*WORK TO DO*: All of the data that follows should be retyped exactly, please, except the pictures.

*DATA LINES*:
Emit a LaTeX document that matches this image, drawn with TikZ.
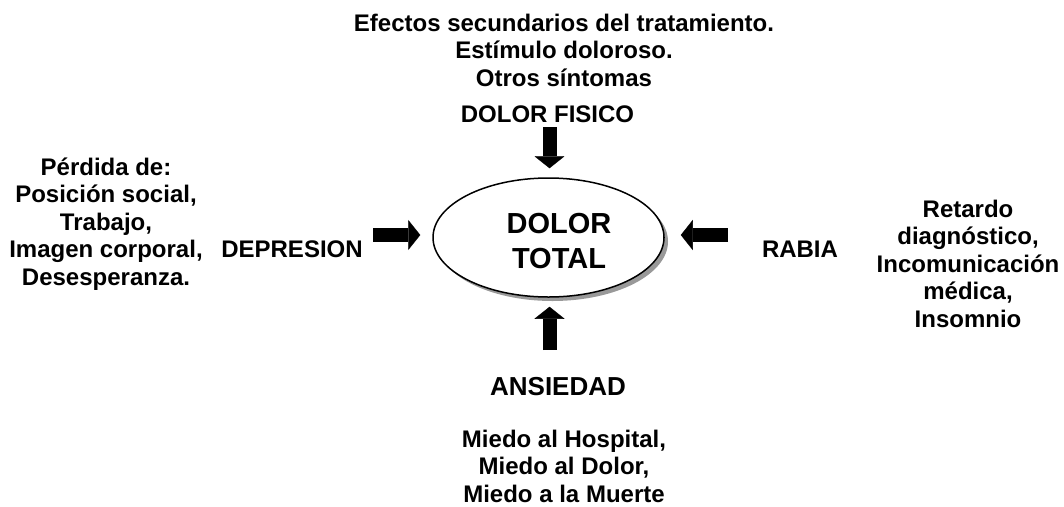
\documentclass[tikz,border=0pt]{standalone}
\usepackage{fontspec}
\setmainfont{Liberation Sans}
\usetikzlibrary{arrows.meta,shadows,shapes.geometric}
\begin{document}
\begin{tikzpicture}[x=1pt,y=-1pt,
  lbl/.style={font=\bfseries\fontsize{24}{27.6}\selectfont, align=center, inner sep=0pt, anchor=base},
  bigtxt/.style={font=\bfseries\fontsize{29}{35}\selectfont, align=center, inner sep=0pt, anchor=base},
  blockarrow/.style={line width=14pt, -{Triangle[width=30pt,length=12pt,line width=0.4pt]}}]
\useasboundingbox (0,0) rectangle (1064,506);

\node[draw, ellipse, line width=1.5pt, minimum width=231pt, minimum height=119pt, fill=white,
  drop shadow={shadow xshift=4pt, shadow yshift=-4pt, fill=black!40, opacity=1}] (total) at (548.5,237.5) {};
\node[bigtxt] (totaltxt) at (559,268) {DOLOR\\TOTAL};

\node[lbl] (causastop) at (564,86.2) {Efectos secundarios del tratamiento.\\Estímulo doloroso.\\Otros síntomas};
\node[lbl] (fisico) at (547.5,122) {DOLOR FISICO};
\node[lbl] (causasleft) at (106,285.4) {Pérdida de:\\Posición social,\\Trabajo,\\Imagen corporal,\\Desesperanza.};
\node[lbl] (depresion) at (292,257) {DEPRESION};
\node[lbl] (rabia) at (800,257) {RABIA};
\node[lbl] (causasright) at (968,327.4) {Retardo\\diagnóstico,\\Incomunicación\\médica,\\Insomnio};
\node[lbl, font=\bfseries\fontsize{26}{30}\selectfont] (ansiedad) at (558,395) {ANSIEDAD};
\node[lbl] (causasbottom) at (564,502.2) {Miedo al Hospital,\\Miedo al Dolor,\\Miedo a la Muerte};

\coordinate (tfrom) at (549.5,127);
\coordinate (lfrom) at (373,235);
\coordinate (rfrom) at (728,235);
\coordinate (bfrom) at (549.5,350);
\draw[blockarrow, shorten >=9pt] (tfrom) -- (tfrom |- total.north);
\draw[blockarrow, shorten >=12pt] (lfrom) -- (lfrom -| total.west);
\draw[blockarrow, shorten >=16pt] (rfrom) -- (rfrom -| total.east);
\draw[blockarrow, shorten >=9pt] (bfrom) -- (bfrom |- total.south);
\end{tikzpicture}
\end{document}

*ANSWER TO THIS PROBLEM*:
Emit a LaTeX document that matches this image, drawn with TikZ.
\documentclass[tikz,border=0pt]{standalone}
\usepackage{fontspec}
\setmainfont{Liberation Sans}
\usetikzlibrary{arrows.meta,shadows,shapes.geometric}
\begin{document}
\begin{tikzpicture}[x=1pt,y=-1pt,
  lbl/.style={font=\bfseries\fontsize{24}{27.6}\selectfont, align=center, inner sep=0pt, anchor=base},
  bigtxt/.style={font=\bfseries\fontsize{29}{35}\selectfont, align=center, inner sep=0pt, anchor=base},
  blockarrow/.style={line width=14pt, -{Triangle[width=30pt,length=12pt,line width=0.4pt]}}]
\useasboundingbox (0,0) rectangle (1064,506);

\node[draw, ellipse, line width=1.5pt, minimum width=231pt, minimum height=119pt, fill=white,
  drop shadow={shadow xshift=4pt, shadow yshift=-4pt, fill=black!40, opacity=1}] (total) at (548.5,237.5) {};
\node[bigtxt] (totaltxt) at (559,268) {DOLOR\\TOTAL};

\node[lbl] (causastop) at (564,86.2) {Efectos secundarios del tratamiento.\\Estímulo doloroso.\\Otros síntomas};
\node[lbl] (fisico) at (547.5,122) {DOLOR FISICO};
\node[lbl] (causasleft) at (106,285.4) {Pérdida de:\\Posición social,\\Trabajo,\\Imagen corporal,\\Desesperanza.};
\node[lbl] (depresion) at (292,257) {DEPRESION};
\node[lbl] (rabia) at (800,257) {RABIA};
\node[lbl] (causasright) at (968,327.4) {Retardo\\diagnóstico,\\Incomunicación\\médica,\\Insomnio};
\node[lbl, font=\bfseries\fontsize{26}{30}\selectfont] (ansiedad) at (558,395) {ANSIEDAD};
\node[lbl] (causasbottom) at (564,502.2) {Miedo al Hospital,\\Miedo al Dolor,\\Miedo a la Muerte};

\coordinate (tfrom) at (549.5,127);
\coordinate (lfrom) at (373,235);
\coordinate (rfrom) at (728,235);
\coordinate (bfrom) at (549.5,350);
\draw[blockarrow, shorten >=9pt] (tfrom) -- (tfrom |- total.north);
\draw[blockarrow, shorten >=12pt] (lfrom) -- (lfrom -| total.west);
\draw[blockarrow, shorten >=16pt] (rfrom) -- (rfrom -| total.east);
\draw[blockarrow, shorten >=9pt] (bfrom) -- (bfrom |- total.south);
\end{tikzpicture}
\end{document}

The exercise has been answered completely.